RAW DATA
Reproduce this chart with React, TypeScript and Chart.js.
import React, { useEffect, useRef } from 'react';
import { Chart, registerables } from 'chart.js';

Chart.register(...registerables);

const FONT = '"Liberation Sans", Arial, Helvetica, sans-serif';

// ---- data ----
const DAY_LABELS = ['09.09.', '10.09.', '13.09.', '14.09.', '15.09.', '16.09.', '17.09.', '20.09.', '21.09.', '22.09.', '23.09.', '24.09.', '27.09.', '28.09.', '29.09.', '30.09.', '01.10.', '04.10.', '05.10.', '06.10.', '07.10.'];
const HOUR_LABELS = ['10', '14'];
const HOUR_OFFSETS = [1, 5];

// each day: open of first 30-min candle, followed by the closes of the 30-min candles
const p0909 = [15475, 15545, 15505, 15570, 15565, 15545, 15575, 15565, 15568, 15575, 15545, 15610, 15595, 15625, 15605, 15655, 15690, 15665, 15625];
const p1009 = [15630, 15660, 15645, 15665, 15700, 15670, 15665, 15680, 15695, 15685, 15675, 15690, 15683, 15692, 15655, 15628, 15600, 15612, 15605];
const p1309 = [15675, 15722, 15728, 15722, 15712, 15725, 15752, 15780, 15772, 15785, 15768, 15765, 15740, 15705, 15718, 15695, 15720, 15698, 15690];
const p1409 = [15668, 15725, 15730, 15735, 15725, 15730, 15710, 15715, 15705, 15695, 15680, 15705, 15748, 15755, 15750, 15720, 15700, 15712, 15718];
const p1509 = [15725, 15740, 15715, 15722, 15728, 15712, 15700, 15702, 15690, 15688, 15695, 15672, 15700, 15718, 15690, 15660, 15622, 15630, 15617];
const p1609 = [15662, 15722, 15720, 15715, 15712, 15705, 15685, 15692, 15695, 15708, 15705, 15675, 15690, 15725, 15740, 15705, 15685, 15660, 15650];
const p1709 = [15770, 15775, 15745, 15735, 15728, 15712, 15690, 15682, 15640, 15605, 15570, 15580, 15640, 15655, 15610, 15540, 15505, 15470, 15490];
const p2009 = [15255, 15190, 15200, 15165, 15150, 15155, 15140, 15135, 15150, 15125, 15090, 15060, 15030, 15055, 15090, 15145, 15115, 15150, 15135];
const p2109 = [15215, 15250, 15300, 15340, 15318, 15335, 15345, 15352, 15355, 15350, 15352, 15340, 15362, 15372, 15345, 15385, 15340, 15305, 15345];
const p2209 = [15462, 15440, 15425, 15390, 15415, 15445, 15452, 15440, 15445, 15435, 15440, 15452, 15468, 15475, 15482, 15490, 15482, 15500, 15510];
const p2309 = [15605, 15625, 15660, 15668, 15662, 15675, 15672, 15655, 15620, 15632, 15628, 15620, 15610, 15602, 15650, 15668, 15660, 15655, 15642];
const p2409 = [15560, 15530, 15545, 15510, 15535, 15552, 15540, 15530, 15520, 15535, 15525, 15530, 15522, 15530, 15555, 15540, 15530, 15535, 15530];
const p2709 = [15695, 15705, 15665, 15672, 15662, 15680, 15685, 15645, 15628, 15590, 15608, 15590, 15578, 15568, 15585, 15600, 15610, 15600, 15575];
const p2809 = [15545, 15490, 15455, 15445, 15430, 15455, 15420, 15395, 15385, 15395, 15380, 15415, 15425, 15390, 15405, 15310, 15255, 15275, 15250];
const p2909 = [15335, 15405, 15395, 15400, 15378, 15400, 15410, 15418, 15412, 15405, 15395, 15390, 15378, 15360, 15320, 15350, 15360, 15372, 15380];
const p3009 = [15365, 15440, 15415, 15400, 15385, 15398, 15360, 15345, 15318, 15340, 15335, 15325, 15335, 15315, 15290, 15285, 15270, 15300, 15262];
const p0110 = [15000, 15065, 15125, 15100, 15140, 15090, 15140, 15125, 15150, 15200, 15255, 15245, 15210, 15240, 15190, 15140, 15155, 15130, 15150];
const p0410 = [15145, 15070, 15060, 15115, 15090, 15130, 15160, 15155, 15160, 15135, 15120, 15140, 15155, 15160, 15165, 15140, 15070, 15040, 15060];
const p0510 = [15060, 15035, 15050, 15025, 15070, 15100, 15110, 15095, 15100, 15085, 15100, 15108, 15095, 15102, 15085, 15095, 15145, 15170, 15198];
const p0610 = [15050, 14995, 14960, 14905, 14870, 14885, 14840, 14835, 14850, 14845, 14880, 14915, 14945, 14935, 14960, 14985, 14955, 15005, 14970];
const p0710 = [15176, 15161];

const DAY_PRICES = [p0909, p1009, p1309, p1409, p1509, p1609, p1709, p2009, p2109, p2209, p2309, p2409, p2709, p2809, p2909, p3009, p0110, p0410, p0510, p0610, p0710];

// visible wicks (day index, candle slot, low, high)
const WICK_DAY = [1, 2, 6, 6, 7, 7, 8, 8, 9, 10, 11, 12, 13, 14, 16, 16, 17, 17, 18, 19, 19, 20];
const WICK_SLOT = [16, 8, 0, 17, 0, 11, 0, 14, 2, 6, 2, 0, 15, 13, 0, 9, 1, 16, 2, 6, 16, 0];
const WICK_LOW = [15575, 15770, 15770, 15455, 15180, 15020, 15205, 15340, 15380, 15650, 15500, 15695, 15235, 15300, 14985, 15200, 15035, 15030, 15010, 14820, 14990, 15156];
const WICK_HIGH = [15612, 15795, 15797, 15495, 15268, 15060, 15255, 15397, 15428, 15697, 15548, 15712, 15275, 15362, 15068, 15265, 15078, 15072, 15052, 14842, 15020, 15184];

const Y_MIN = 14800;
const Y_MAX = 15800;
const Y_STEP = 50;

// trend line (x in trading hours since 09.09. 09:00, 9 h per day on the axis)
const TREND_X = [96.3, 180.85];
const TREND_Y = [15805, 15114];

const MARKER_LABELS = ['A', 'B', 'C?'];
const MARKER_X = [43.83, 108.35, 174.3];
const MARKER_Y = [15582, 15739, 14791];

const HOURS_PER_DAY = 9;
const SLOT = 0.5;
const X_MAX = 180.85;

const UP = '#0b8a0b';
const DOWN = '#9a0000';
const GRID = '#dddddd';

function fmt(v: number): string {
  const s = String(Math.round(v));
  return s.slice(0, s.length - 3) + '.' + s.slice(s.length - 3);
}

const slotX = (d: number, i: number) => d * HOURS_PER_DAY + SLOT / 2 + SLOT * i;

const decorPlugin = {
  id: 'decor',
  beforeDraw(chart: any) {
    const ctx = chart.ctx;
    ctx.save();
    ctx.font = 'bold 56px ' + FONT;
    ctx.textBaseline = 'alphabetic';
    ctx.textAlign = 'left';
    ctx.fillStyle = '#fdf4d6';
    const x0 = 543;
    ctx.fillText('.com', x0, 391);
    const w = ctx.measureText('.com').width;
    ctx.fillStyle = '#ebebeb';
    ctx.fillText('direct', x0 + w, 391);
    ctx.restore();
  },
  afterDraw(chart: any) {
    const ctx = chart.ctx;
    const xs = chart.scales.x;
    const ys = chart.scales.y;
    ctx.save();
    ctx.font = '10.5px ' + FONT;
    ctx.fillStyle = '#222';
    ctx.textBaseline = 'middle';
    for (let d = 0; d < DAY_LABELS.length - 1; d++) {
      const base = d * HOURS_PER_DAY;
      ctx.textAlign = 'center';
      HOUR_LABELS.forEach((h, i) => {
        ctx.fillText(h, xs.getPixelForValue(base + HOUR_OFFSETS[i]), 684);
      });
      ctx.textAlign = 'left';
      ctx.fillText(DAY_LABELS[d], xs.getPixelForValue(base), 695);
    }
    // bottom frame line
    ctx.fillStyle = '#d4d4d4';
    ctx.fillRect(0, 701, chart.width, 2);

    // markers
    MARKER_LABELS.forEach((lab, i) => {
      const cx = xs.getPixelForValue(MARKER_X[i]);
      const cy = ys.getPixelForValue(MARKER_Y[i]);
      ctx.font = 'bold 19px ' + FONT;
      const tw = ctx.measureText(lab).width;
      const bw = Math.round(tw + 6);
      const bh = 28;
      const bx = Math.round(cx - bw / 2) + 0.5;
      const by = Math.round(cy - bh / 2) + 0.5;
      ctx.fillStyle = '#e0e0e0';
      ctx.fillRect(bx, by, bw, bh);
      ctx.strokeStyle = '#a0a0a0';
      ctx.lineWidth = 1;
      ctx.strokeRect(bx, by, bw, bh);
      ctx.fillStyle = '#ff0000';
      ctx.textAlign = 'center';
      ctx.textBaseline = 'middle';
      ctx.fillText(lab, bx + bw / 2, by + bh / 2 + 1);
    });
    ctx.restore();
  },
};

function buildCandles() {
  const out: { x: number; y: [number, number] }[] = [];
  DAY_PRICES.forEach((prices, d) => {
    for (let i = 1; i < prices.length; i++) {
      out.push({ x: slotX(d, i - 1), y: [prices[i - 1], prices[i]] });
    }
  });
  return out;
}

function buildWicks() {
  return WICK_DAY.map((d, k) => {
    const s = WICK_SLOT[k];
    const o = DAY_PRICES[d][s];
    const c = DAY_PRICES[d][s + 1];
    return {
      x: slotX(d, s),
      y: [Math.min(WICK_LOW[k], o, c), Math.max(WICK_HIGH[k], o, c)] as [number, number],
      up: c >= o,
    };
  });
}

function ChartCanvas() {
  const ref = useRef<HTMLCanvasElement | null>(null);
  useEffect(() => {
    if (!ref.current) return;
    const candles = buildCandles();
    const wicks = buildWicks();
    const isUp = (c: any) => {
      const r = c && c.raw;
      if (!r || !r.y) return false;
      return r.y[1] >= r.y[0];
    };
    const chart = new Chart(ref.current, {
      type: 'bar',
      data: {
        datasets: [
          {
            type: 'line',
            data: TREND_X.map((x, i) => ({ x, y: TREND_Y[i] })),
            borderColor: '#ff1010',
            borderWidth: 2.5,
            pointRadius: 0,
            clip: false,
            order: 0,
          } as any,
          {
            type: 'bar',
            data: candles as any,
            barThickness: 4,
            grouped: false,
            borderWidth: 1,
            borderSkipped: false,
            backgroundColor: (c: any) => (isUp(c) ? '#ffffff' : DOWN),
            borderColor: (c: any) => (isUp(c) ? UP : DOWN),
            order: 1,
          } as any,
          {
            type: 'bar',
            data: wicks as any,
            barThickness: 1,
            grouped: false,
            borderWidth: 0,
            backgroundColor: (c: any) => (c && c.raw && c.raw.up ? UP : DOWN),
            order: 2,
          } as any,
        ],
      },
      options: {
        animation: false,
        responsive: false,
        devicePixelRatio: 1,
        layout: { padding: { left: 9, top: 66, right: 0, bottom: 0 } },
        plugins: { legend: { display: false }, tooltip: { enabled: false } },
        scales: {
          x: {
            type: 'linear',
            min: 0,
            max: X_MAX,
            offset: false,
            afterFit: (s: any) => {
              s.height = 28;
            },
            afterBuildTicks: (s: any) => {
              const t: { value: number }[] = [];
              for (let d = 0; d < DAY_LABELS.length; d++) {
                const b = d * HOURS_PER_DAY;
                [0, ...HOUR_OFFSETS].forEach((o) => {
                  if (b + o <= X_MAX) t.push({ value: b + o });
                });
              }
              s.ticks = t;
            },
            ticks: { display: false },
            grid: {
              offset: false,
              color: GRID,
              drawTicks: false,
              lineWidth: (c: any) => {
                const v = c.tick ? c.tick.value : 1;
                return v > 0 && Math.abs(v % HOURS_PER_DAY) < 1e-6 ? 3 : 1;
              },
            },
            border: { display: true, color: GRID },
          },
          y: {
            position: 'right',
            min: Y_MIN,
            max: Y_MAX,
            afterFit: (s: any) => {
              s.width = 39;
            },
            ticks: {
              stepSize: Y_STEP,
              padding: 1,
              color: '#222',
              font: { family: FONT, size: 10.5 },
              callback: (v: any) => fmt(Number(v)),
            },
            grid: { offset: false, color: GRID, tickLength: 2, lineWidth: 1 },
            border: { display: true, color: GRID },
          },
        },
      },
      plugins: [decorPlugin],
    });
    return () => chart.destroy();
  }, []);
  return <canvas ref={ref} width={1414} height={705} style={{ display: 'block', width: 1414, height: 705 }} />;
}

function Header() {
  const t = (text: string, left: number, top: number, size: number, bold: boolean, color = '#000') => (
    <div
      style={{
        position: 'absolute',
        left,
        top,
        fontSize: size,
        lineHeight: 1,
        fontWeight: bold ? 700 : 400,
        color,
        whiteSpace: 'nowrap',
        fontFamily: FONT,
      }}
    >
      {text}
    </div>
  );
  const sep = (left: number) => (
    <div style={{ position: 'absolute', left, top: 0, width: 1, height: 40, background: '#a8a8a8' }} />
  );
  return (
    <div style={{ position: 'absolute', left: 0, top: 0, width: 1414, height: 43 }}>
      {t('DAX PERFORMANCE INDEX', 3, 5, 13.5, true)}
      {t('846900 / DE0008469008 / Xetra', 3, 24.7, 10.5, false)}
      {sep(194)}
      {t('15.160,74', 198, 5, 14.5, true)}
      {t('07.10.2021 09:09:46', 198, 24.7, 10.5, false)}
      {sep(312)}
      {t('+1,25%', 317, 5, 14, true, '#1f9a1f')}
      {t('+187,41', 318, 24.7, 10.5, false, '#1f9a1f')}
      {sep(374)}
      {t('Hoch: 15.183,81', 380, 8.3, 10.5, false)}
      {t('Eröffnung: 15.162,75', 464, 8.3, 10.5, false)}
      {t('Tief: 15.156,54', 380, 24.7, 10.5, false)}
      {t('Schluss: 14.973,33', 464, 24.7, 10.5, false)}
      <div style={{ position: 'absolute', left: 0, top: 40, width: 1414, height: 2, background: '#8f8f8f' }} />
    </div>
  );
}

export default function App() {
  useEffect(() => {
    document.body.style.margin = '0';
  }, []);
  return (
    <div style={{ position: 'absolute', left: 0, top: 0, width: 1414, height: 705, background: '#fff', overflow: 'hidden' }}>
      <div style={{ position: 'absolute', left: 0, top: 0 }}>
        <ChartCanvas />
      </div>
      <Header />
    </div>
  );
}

TASK REQUIREMENTS
Only the lines from the beginning of the material to the line containing "Arial, Helvetica, sans-serif';" should be echoed, verbatim and in full.

FINISHED TASK
Reproduce this chart with React, TypeScript and Chart.js.
import React, { useEffect, useRef } from 'react';
import { Chart, registerables } from 'chart.js';

Chart.register(...registerables);

const FONT = '"Liberation Sans", Arial, Helvetica, sans-serif';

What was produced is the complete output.